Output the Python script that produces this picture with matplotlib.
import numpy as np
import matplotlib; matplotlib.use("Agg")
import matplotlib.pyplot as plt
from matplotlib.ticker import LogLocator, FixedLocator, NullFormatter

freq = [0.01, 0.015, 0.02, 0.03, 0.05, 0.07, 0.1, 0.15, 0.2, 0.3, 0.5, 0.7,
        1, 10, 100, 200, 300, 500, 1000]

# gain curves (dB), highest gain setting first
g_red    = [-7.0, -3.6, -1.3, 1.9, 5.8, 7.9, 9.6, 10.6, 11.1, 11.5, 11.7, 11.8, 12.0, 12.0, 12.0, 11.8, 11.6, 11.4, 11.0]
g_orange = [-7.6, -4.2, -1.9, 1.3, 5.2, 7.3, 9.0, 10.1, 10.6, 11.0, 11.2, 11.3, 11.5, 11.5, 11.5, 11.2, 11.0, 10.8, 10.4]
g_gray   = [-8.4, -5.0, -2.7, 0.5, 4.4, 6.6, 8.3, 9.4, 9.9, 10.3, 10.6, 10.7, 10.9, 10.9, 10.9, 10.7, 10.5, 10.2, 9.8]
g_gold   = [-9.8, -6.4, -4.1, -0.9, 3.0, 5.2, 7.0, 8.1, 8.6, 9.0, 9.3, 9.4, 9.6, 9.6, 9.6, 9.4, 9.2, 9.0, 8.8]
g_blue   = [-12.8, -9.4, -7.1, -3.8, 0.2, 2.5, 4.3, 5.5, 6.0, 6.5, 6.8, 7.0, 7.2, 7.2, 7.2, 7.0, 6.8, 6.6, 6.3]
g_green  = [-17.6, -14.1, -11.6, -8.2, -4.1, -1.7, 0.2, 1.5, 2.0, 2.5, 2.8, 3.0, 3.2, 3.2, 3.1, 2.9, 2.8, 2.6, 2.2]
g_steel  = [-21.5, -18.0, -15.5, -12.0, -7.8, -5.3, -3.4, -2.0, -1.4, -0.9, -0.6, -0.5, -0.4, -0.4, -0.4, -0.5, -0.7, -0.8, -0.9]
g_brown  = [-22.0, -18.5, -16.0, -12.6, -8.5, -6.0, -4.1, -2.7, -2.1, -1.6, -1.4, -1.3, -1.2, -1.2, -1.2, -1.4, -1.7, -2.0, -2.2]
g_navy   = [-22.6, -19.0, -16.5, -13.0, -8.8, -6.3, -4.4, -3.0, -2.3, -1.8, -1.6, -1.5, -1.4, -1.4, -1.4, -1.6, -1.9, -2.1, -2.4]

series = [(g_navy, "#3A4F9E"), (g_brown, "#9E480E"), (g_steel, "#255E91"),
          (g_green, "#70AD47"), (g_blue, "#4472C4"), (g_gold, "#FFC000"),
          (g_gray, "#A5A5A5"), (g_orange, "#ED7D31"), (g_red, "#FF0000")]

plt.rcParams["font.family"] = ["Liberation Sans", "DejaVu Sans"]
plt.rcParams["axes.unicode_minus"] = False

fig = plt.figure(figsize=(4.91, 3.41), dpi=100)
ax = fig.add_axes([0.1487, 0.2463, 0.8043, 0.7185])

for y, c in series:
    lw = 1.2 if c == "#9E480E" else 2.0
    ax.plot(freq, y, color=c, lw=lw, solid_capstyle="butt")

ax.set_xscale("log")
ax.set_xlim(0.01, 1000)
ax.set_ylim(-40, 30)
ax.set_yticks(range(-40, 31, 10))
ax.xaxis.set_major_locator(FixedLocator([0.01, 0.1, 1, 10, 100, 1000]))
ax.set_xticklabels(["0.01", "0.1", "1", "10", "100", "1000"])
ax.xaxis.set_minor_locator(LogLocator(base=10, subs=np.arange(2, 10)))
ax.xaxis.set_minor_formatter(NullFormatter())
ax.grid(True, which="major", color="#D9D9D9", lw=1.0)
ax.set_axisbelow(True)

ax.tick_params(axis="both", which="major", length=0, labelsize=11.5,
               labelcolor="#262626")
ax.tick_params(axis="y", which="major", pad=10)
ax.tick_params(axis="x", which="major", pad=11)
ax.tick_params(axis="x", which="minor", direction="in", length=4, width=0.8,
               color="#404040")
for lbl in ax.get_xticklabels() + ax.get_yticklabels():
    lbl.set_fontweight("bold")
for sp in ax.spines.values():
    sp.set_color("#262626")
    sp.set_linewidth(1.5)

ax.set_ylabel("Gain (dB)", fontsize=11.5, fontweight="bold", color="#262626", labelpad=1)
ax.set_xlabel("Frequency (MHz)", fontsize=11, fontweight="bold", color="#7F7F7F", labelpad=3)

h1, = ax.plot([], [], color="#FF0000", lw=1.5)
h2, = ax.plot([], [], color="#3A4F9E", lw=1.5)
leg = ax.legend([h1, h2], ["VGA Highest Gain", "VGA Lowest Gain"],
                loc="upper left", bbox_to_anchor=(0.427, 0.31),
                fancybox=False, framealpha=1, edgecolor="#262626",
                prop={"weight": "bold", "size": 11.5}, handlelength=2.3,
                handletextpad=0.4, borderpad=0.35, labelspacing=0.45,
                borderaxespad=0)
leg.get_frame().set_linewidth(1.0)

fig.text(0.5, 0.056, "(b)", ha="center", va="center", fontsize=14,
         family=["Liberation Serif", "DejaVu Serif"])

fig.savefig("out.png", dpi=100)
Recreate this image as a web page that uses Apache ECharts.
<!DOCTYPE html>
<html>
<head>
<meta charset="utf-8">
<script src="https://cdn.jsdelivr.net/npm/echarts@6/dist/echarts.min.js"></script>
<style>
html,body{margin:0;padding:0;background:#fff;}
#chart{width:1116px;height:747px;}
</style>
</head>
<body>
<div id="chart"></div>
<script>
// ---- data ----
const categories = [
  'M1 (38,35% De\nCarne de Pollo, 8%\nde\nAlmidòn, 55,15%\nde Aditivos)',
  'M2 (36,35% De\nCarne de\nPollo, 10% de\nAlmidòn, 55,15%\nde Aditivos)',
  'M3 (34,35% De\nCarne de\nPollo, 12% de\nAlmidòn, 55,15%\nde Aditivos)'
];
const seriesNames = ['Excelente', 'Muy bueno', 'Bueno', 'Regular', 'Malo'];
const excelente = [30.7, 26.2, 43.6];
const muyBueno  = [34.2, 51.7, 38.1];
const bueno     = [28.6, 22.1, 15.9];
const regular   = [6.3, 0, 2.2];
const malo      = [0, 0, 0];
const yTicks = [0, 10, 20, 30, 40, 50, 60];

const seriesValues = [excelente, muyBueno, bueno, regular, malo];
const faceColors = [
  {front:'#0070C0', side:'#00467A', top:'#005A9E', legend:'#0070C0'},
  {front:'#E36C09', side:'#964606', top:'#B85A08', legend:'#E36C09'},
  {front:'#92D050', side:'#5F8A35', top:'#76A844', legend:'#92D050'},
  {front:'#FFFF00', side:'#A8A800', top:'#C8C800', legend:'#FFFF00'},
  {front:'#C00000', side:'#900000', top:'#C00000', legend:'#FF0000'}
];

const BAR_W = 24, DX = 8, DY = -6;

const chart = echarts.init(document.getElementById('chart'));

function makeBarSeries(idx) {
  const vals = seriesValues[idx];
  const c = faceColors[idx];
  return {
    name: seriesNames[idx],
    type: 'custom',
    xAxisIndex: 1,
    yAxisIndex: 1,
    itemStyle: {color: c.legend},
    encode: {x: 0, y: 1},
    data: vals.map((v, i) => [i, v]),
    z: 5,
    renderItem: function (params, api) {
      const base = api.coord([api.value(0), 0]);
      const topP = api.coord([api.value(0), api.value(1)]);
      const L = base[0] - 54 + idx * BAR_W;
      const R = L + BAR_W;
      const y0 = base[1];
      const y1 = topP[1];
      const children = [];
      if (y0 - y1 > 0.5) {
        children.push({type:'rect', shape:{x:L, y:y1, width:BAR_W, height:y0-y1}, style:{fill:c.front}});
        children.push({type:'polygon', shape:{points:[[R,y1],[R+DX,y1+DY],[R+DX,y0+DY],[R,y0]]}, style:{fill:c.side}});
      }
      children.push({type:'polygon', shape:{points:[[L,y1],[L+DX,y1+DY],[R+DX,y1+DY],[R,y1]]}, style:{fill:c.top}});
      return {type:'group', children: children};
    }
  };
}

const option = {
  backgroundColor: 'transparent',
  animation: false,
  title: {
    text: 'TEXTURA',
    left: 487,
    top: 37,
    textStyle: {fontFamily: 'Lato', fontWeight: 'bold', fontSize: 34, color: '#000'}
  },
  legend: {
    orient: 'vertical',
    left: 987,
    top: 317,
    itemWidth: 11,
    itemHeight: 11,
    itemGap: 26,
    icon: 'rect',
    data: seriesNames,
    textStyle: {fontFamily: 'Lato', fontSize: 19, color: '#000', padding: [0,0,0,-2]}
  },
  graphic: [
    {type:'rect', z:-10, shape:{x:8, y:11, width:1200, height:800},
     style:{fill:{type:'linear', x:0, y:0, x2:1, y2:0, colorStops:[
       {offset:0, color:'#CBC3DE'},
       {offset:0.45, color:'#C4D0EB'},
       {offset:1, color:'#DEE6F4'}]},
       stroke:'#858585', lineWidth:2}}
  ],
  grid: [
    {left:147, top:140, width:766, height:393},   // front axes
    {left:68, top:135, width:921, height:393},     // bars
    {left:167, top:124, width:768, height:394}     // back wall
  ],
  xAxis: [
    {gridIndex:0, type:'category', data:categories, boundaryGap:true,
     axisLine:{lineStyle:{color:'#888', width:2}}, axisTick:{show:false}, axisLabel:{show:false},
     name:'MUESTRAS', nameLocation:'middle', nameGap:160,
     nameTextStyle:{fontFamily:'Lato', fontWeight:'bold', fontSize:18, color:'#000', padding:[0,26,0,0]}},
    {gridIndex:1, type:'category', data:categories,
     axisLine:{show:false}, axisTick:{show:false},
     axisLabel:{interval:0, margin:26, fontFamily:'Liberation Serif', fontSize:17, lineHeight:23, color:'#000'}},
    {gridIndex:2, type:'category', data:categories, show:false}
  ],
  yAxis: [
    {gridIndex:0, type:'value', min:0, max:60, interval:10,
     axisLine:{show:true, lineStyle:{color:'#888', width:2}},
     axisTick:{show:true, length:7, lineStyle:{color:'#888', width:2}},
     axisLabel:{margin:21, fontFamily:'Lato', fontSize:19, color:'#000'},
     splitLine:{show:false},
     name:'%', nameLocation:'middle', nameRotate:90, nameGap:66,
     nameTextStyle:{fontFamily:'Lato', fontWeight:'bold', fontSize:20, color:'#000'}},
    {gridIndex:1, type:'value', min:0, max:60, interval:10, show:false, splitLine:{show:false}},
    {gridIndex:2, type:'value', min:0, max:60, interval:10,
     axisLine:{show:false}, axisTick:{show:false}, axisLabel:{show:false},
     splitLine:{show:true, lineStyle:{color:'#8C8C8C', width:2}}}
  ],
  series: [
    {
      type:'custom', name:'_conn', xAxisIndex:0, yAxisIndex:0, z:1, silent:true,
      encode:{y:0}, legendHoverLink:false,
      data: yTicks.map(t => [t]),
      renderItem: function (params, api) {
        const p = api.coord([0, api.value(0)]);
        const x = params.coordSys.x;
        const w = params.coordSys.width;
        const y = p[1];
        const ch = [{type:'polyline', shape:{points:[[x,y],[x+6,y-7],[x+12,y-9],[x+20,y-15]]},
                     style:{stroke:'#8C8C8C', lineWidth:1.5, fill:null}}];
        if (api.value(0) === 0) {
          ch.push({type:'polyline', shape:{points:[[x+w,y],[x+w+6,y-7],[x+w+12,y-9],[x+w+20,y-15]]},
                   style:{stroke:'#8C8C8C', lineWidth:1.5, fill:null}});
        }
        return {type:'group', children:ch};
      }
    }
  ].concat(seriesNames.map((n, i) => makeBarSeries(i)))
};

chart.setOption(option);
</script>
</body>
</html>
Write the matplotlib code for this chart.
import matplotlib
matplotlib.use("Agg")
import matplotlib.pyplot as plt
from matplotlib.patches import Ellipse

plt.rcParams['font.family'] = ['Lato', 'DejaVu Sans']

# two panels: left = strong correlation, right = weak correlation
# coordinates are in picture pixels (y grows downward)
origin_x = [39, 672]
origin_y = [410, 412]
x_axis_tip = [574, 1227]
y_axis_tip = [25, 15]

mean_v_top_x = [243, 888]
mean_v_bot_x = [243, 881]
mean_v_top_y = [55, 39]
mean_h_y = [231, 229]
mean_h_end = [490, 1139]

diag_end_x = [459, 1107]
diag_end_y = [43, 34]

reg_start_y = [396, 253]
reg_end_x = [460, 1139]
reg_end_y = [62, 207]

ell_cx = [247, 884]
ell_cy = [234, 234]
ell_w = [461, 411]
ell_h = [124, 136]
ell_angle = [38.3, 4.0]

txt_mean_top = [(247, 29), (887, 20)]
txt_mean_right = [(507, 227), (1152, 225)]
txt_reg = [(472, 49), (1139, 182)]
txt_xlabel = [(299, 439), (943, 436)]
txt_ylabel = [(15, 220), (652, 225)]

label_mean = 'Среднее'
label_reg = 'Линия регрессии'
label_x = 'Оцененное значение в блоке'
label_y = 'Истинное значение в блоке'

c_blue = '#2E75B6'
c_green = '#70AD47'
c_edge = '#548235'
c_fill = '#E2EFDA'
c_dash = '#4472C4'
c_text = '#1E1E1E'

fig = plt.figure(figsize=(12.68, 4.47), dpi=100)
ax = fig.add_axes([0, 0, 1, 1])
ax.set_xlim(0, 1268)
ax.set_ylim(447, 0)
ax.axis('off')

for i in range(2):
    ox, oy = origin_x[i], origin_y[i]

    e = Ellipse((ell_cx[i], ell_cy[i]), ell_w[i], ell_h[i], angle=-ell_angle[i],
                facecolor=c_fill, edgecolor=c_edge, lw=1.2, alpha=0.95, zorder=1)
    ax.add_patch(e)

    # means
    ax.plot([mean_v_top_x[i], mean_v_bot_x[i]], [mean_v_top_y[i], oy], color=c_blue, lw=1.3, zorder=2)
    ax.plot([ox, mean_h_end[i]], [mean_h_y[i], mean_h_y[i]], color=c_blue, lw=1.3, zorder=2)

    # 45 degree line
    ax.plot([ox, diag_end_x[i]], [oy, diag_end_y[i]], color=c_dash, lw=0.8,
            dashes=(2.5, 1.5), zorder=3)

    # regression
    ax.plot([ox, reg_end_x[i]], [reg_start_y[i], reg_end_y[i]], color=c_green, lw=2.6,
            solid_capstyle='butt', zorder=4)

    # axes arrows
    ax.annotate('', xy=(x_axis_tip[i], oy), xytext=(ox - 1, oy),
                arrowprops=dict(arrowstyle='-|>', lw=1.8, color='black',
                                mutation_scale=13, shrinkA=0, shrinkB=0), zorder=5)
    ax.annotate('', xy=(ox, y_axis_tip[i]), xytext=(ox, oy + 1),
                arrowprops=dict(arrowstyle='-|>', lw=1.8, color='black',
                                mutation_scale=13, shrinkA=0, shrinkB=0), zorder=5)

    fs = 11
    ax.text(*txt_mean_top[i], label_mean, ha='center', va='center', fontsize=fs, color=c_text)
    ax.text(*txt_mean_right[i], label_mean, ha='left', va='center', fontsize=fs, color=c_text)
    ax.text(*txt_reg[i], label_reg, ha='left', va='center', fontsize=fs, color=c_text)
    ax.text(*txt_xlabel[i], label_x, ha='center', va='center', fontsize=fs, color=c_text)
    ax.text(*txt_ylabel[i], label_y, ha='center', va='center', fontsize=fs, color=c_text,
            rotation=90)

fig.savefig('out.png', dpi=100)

-------------------------

- **Exercise**:
Starting at the first line of the records above, please copy each line exactly until you reach the line containing "1, 10, 100, 200, 300, 500, 1000]". Include that line and stop there.

- **The output**:
Output the Python script that produces this picture with matplotlib.
import numpy as np
import matplotlib; matplotlib.use("Agg")
import matplotlib.pyplot as plt
from matplotlib.ticker import LogLocator, FixedLocator, NullFormatter

freq = [0.01, 0.015, 0.02, 0.03, 0.05, 0.07, 0.1, 0.15, 0.2, 0.3, 0.5, 0.7,
        1, 10, 100, 200, 300, 500, 1000]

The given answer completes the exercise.